Residents will get the chance to learn more about the Live Healthy Cumberland County initiative, a program that ultimately seeks to improve the county’s poor health statistics and promote healthier living in the region.
“We’re trying to offer healthier efforts to the public,” Cumberland County Health Officer Megan Sheppard said. “We realize a lot of people shop at these corner stores daily, especially children. So we’re trying to put more fruits and vegetables at eye level — maybe they’ll choose that over candy.”
The United Health Foundation and the New Jersey Health Care Quality Institute awarded $550,000 in funding to Cumberland County, Trenton and Jersey City to focus on two things — making healthy food more available at corner stores and promoting healthy lifestyles at participating businesses, according to Cumberland County Freeholder Director Joseph Derella.
“There’s opportunities for people to go into these corner stores and markets and have the opportunity to get some educational stuff, healthy living and healthier diets,” Derella said. “It follows along with our initiatives to educate the public.”
About 27 businesses in the county have signed on so far, Sheppard said. The majority are in Bridgeton, a city with many corner stores.
This all means they will agree to make fruits, vegetables, canned foods, whole grains, produce and other healthy food items more prominent in their inventories and on the shelves.
“They’ll be greeted by health foods first and not the junk food,” Derella said.
The county’s incentives for these businesses to participate include advertising on their behalf, gift cards and coupons for shoppers, and more, according to Sheppard.

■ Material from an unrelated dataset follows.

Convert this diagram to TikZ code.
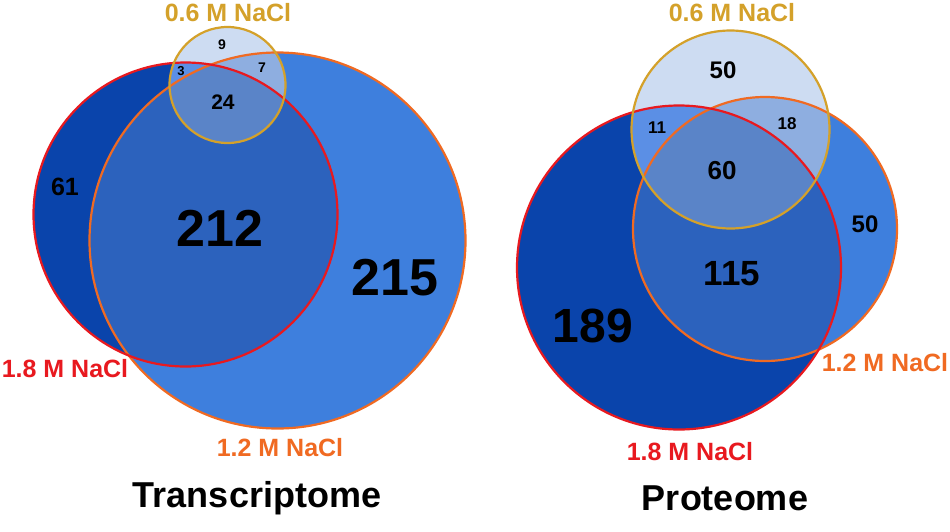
\documentclass[tikz,border=0pt]{standalone}
\usepackage{fontspec}
\setmainfont{Liberation Sans}
\definecolor{cDark}{HTML}{0A44AB}
\definecolor{cMid}{HTML}{3E7FDD}
\definecolor{cOver}{HTML}{2C62BD}
\definecolor{cLight}{HTML}{CDDCF2}
\definecolor{cLightMid}{HTML}{8EAEE0}
\definecolor{cLightDark}{HTML}{5B8FE5}
\definecolor{cTriple}{HTML}{5A84C8}
\definecolor{lRed}{HTML}{E8191F}
\definecolor{lOrange}{HTML}{F06A22}
\definecolor{lGold}{HTML}{D4A12A}
\begin{document}
\begin{tikzpicture}[x=1pt,y=-1pt,
  num/.style={font=\bfseries\fontsize{#1}{#1}\selectfont, text=black, inner sep=0pt},
  lab/.style={font=\bfseries\fontsize{25}{25}\selectfont, inner sep=0pt},
  ring/.style={line width=2.2pt}]
\useasboundingbox[fill=white] (0,0) rectangle (950,531);
% ---------- Transcriptome ----------
\def\LY{(227.5,85) circle[radius=58pt]}
\def\LO{(277.5,240.5) circle[radius=188pt]}
\def\LR{(185.5,214.5) circle[radius=152pt]}
\fill[cMid] \LO;
\fill[cDark] \LR;
\begin{scope}\clip \LR; \fill[cOver] \LO; \end{scope}
\fill[cLight] \LY;
\begin{scope}\clip \LY; \fill[cLightMid] \LO; \fill[cLightDark] \LR; \clip \LR; \fill[cTriple] \LO; \end{scope}
\draw[ring,lOrange] \LO;
\draw[ring,lRed] \LR;
\draw[ring,lGold] \LY;
\node[num=14] (t9) at (222,45) {9};
\node[num=13] (t3) at (181,71) {3};
\node[num=14] (t7) at (262,68) {7};
\node[num=21] (t24) at (223,102) {24};
\node[num=25] (t61) at (65,187) {61};
\node[num=52] (t212) at (220,228) {212};
\node[num=52] (t215) at (395,278) {215};
\node[lab,text=lGold] (tl06) at (228,13) {0.6 M NaCl};
\node[lab,text=lRed] (tl18) at (65,369) {1.8 M NaCl};
\node[lab,text=lOrange] (tl12) at (280,448) {1.2 M NaCl};
\node[num=36] (ttitle) at (257,498) {Transcriptome};
% ---------- Proteome ----------
\def\RY{(730.5,129.5) circle[radius=99pt]}
\def\RO{(765,229) circle[radius=132pt]}
\def\RR{(679,267.5) circle[radius=162pt]}
\fill[cMid] \RO;
\fill[cDark] \RR;
\begin{scope}\clip \RR; \fill[cOver] \RO; \end{scope}
\fill[cLight] \RY;
\begin{scope}\clip \RY; \fill[cLightMid] \RO; \fill[cLightDark] \RR; \clip \RR; \fill[cTriple] \RO; \end{scope}
\draw[ring,lOrange] \RO;
\draw[ring,lRed] \RR;
\draw[ring,lGold] \RY;
\node[num=24] (p50a) at (723,70) {50};
\node[num=17] (p11) at (657,128) {11};
\node[num=17] (p18) at (787,124) {18};
\node[num=26] (p60) at (722,171) {60};
\node[num=24] (p50b) at (865,224) {50};
\node[num=35] (p115) at (732,274) {115};
\node[num=48] (p189) at (593,326) {189};
\node[lab,text=lGold] (pl06) at (732,13) {0.6 M NaCl};
\node[lab,text=lOrange] (pl12) at (885,363) {1.2 M NaCl};
\node[lab,text=lRed] (pl18) at (690,452) {1.8 M NaCl};
\node[num=36] (ptitle) at (725,498) {Proteome};
\end{tikzpicture}
\end{document}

“We want to make sure that corner stores can offer the healthier options,” she said.
“Cumberland County is number one in agriculture production and revenue,” Derella said. “We should be having those things available to the residents in local stores.”

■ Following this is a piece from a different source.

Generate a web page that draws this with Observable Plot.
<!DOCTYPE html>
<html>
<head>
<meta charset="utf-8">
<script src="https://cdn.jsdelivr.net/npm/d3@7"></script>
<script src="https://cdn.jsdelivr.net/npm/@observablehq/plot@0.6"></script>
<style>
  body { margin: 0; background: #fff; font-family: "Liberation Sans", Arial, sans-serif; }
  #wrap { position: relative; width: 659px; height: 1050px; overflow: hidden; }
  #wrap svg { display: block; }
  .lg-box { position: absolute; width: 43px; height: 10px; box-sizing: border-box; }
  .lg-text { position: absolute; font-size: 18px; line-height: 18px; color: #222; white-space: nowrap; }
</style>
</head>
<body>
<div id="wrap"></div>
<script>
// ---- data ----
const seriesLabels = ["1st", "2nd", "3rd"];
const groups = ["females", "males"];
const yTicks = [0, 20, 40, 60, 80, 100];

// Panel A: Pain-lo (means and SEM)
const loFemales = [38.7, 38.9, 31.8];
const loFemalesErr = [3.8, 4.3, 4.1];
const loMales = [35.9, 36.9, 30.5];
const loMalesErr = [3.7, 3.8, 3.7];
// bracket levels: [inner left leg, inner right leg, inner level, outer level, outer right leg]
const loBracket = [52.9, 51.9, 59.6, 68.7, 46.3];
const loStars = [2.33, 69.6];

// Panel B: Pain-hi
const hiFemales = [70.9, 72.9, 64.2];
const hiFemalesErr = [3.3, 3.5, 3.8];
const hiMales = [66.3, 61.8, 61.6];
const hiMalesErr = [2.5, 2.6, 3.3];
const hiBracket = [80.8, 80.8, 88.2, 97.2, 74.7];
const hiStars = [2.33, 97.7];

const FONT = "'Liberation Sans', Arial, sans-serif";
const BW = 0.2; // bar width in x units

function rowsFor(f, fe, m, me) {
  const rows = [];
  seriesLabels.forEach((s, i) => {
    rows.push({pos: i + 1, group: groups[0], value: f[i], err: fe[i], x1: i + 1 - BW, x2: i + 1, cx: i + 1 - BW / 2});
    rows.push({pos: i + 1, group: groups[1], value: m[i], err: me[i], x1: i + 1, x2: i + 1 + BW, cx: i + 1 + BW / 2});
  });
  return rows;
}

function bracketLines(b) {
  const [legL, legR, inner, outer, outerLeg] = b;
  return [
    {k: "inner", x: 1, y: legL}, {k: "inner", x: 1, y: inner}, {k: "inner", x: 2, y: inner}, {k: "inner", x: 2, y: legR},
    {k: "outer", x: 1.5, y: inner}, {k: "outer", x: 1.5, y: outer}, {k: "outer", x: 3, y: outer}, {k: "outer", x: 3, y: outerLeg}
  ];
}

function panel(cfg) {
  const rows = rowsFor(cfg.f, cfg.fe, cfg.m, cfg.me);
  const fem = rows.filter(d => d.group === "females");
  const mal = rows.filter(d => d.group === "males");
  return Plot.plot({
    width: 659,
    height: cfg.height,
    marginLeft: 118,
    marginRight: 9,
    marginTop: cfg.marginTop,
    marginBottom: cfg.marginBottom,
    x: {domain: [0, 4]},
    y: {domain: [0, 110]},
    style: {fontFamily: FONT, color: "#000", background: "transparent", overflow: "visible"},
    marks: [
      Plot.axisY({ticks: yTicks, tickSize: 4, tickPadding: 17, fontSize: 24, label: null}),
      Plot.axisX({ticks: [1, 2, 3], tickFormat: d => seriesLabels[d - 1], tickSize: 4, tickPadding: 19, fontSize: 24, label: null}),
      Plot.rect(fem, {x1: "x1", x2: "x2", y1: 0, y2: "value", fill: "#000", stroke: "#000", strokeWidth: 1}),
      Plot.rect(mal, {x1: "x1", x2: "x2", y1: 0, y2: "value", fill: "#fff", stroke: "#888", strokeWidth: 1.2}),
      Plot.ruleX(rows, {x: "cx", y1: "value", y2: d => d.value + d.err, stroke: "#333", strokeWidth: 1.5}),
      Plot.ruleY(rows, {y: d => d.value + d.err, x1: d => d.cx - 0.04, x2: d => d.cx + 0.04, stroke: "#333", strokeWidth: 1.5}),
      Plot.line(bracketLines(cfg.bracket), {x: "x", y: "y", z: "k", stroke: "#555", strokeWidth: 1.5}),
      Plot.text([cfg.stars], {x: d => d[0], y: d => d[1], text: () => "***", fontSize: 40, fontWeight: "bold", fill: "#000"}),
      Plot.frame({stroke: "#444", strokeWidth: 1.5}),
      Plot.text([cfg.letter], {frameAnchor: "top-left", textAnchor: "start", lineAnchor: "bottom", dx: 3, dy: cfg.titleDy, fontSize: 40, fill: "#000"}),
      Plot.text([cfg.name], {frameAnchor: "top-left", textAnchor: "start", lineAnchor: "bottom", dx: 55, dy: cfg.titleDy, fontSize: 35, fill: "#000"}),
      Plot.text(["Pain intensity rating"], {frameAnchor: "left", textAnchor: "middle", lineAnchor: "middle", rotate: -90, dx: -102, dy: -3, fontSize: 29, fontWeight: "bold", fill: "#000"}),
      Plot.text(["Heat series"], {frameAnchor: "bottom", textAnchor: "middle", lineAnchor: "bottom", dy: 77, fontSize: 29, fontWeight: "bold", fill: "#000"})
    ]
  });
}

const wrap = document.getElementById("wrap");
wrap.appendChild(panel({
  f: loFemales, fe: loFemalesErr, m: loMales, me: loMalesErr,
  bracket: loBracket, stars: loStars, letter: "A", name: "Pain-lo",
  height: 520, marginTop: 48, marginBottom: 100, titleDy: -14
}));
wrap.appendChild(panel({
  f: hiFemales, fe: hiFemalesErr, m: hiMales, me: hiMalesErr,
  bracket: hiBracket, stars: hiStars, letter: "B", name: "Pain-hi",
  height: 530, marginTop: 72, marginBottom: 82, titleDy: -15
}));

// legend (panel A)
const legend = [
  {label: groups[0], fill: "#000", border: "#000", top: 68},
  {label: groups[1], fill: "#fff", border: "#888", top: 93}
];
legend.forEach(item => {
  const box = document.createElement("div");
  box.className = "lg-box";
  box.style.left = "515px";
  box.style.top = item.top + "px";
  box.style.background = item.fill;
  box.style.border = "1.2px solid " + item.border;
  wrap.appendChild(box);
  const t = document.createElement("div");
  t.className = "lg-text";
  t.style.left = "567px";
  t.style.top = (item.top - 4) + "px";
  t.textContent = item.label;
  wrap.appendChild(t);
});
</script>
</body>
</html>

The other half of the initiative includes promoting a healthier lifestyle in the workplace.
With that, participating businesses will agree to create wellness committees in their workplaces and brainstorm ways to promote healthier lifestyles, be it group walks outdoors, healthier vending machine choices or other ideas.
“Simple changes that can increase the mentality of health in the workplace,” Sheppard said.

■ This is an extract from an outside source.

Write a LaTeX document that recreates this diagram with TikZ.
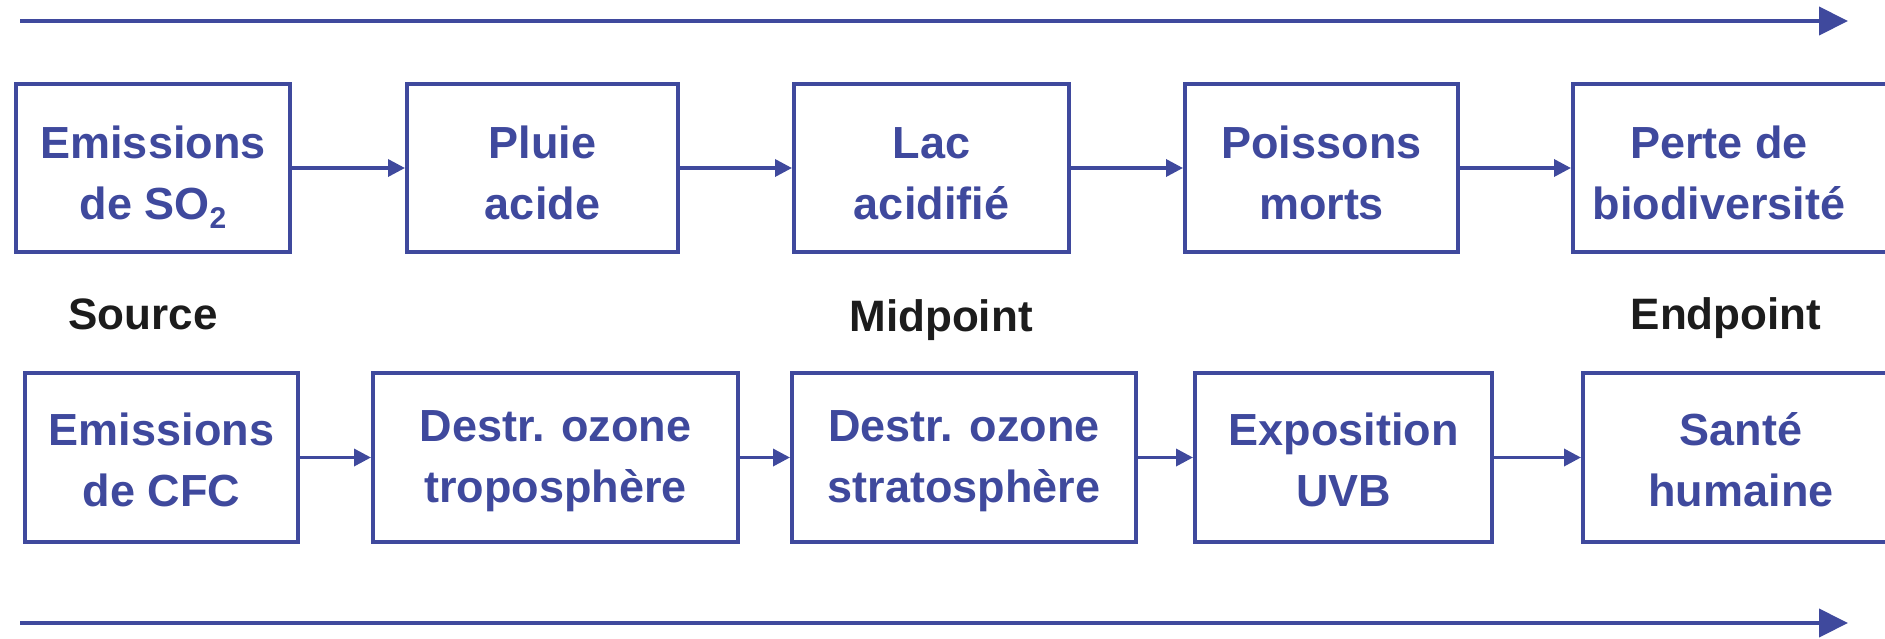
\documentclass[tikz,border=0pt]{standalone}
\usepackage{fontspec}
\setmainfont{Liberation Sans}
\usetikzlibrary{arrows.meta}
\definecolor{ink}{RGB}{63,73,157}
\definecolor{lab}{RGB}{28,28,28}
\newcommand\tstrutA{\rule{0pt}{21.5pt}}
\newcommand\tstrutB{\rule{0pt}{19pt}}
\newcommand\subtwo{{\fontsize{15pt}{15pt}\selectfont\raisebox{-4.5pt}[0pt][0pt]{2}}}
\tikzset{
  box/.style={draw=ink, line width=2pt, inner sep=0pt, text=ink, align=center,
    font=\fontsize{22.5pt}{30.5pt}\selectfont\bfseries},
  toprow/.style={box, minimum height=84pt},
  botrow/.style={box, minimum height=84.5pt},
  conn/.style={draw=ink, line width=1.75pt, -{Triangle[length=8.5pt,width=8.5pt]}},
  bigarrow/.style={draw=ink, line width=2pt, -{Triangle[length=14.5pt,width=14pt]}},
  stage/.style={anchor=base, text=lab, font=\fontsize{22pt}{26pt}\selectfont\bfseries, inner sep=0pt}
}
\begin{document}
\begin{tikzpicture}[x=1pt,y=-1pt]
\useasboundingbox (0,0) rectangle (942.5,319);
\clip (0,0) rectangle (942.5,319);
% long arrows
\coordinate (t0) at (10,10.5);
\coordinate (t1) at (924,10.5);
\coordinate (u0) at (10,311.5);
\coordinate (u1) at (924,311.5);
\draw[bigarrow] (t0) -- (t1);
\draw[bigarrow] (u0) -- (u1);
% top row
\node[toprow, minimum width=137pt] (a1) at (76.5,84) {\tstrutA Emissions\\de SO\subtwo};
\node[toprow, minimum width=135.5pt] (a2) at (271.25,84) {\tstrutA Pluie\\acide};
\node[toprow, minimum width=137.5pt] (a3) at (465.75,84) {\tstrutA Lac\\acidifié};
\node[toprow, minimum width=136.5pt] (a4) at (660.75,84) {\tstrutA Poissons\\morts};
\node[toprow, anchor=west] (a5) at (785.5,84) {\parbox{146pt}{\centering\tstrutA Perte de\\biodiversité}\hspace{60pt}};
\draw[conn] (a1) -- (a2);
\draw[conn] (a2) -- (a3);
\draw[conn] (a3) -- (a4);
\draw[conn] (a4) -- (a5);
% labels
\node[stage] (src) at (71.5,164.5) {Source};
\node[stage] (mid) at (470.5,165.5) {Midpoint};
\node[stage] (end) at (863,164.5) {Endpoint};
% bottom row
\node[botrow, minimum width=136.5pt] (b1) at (80.75,228.75) {\tstrutB Emissions\\de CFC};
\node[botrow, minimum width=182.5pt] (b2) at (277.75,228.75) {\tstrutB Destr. ozone\\troposphère};
\node[botrow, minimum width=172pt] (b3) at (482,228.75) {\tstrutB Destr. ozone\\stratosphère};
\node[botrow, minimum width=148.5pt] (b4) at (671.75,228.75) {\tstrutB Exposition\\UVB};
\node[botrow, anchor=west] (b5) at (790.5,228.75) {\parbox{158pt}{\centering\tstrutB Santé\\humaine}\hspace{60pt}};
\draw[conn] (b1) -- (b2);
\draw[conn] (b2) -- (b3);
\draw[conn] (b3) -- (b4);
\draw[conn] (b4) -- (b5);
\end{tikzpicture}
\end{document}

Six businesses have signed on so far, Sheppard said, with a dozen others in talks.
Those participating include the county itself, Gateway Action Partnership, CompleteCare, SNJ Today, the Bridgeton Public Library, SEB Group and SJI Services.
The hope is to lift Cumberland and Salem counties from their status as the state’s unhealthiest counties.
The Robert Wood Johnson Foundation and the University of Wisconsin Population Health Institute recently released their 2016 County Health Rankings & Roadmaps report, which ranked Cumberland dead last in the state in terms of health of its residents.
The rankings identified a number of areas of concern, including adult obesity, physical inactivity, low exercise opportunities, STDs, uninsured residents, low mammography screening, childhood poverty, violent crime, housing problems and more.
“Yes, we are the low end of the list in regards to healthy living, but we are moving forward to try and improve on that,” Derella said.
The program is actually an expanded form of Live Healthy Vineland, a partnership between the Vineland YMCA and the Vineland Health Department, which began last year and followed similar goals.
“We saw some success with the Vineland project and said we wanted to expand that into Bridgeton and Millville,” Sheppard said.